I was thrashed out of my house, I was not able to fulfill their expectations, I was impecunious. They always said they loved me, it was really hard to comprehend , because the evidence was against them. They were responsible for the desecration of my holy mind. They all seemed ludicrous to me, because of the way they behaved and the acts they did.
I tried to ameliorate the situation every single time, but there was no pleasing them, they wanted things that I was not able to provide. How can a doctor be a lawyer? The question was very simple, but then simplicity is scarce in today’s world.
I was fed up of their carping, but never did I doubt my ability, I don’t know what, but something from inside always told me that I am doing right. That can’t be proven, it can only be felt.
Their ostentatious behavior made my life worse, when I was being thrown out, people were lamenting looking at me. They were really angry at my family for doing this to me, I could see that in their teary eyes.

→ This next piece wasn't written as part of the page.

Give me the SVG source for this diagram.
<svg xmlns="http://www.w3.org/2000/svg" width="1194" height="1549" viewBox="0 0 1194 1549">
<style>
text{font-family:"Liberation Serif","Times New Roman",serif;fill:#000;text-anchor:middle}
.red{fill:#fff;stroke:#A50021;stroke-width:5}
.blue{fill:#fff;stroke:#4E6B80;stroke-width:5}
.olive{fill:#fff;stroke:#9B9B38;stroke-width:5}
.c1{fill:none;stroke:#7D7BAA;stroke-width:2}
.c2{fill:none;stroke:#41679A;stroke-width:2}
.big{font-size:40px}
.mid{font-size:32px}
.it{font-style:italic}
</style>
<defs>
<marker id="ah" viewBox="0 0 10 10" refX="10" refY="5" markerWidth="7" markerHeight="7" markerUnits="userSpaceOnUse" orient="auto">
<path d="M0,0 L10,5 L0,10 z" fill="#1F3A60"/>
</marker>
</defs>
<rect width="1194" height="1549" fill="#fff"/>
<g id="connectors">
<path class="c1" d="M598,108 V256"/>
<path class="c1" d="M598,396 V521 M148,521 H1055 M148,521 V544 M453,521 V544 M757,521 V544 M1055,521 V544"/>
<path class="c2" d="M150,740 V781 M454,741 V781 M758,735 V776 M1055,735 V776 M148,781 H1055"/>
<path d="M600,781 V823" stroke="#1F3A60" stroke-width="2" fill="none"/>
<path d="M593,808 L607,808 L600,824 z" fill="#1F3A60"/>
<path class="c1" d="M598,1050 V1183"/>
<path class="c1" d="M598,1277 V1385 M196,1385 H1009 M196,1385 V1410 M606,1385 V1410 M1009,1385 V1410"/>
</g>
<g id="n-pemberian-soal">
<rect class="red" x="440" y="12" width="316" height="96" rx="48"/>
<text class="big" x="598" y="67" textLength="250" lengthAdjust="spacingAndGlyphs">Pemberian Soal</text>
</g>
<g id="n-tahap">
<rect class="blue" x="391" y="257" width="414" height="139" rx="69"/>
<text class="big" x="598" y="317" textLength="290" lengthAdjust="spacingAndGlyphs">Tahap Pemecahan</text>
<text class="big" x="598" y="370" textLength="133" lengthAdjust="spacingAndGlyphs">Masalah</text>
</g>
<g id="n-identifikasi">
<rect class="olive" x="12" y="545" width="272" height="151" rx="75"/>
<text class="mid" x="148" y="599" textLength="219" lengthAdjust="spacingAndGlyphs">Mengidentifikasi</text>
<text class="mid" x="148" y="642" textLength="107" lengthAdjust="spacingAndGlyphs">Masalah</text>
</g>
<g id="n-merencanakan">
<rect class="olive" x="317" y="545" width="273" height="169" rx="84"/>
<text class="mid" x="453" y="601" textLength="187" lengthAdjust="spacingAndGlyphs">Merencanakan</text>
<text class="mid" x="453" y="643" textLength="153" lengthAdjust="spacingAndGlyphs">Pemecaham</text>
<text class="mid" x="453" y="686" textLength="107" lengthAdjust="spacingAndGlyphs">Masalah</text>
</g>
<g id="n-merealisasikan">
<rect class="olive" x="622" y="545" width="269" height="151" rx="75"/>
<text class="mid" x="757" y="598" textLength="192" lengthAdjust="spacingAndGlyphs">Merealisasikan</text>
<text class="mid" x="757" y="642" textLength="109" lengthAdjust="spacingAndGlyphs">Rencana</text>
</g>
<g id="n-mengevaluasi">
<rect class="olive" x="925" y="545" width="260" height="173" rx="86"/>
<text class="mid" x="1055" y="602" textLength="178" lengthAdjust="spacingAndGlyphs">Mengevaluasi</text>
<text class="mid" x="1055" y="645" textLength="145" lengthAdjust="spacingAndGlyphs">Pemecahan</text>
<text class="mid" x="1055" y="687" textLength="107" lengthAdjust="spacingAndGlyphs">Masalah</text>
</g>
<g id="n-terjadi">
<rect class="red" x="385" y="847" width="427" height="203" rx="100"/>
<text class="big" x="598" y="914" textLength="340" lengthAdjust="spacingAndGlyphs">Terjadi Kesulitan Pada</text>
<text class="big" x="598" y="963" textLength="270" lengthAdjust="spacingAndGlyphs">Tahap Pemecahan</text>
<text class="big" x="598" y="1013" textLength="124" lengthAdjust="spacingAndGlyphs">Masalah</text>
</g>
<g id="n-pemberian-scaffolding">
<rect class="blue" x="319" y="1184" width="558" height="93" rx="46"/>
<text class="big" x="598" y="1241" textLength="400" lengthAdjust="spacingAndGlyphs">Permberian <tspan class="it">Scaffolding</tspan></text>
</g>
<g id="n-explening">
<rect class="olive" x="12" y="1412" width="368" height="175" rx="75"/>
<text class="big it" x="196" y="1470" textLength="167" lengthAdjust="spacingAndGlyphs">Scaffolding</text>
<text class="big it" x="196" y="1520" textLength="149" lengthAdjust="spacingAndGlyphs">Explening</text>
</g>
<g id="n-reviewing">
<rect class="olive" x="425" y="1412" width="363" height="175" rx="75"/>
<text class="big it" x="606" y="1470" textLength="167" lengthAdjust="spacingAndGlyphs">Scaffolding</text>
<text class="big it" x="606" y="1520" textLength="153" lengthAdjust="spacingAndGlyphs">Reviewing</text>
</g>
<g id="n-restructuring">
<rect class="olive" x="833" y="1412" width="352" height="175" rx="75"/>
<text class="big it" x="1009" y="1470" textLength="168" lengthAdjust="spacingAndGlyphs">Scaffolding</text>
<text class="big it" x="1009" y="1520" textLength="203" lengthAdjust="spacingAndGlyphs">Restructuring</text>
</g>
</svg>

I on the other hand, was thought of as a despondent, but it was not so. I was happy. It is actually a really strange thing to say, but It is true. No more burdens and pressures, life was with me, walking with me, struggling with me, crying with me, laughing with me.
The air around was sanguine dancing on the incantation of my hope, I had no money, no place to live, nothing to eat. But my smile was constantly interacting with my cheeks on the direction of my serene mind.
Whatever they say now, their sardonic behavior is not going to trouble me. I have plenty of choices, I can do good or bad, all will be on me. I will fall, but my courage will always shine on my shoulders, I will succeed but my feet will always be on the ground.
It was all in front of me, the lights, the people, the noise, the calmness, the serenity, the clumsiness, the obdurateness, the peace, and I was with all of them, with power of choosing in my hand, the power to decide which way to go. I didn’t hate life, I didn’t love life, I was happy because I was alive.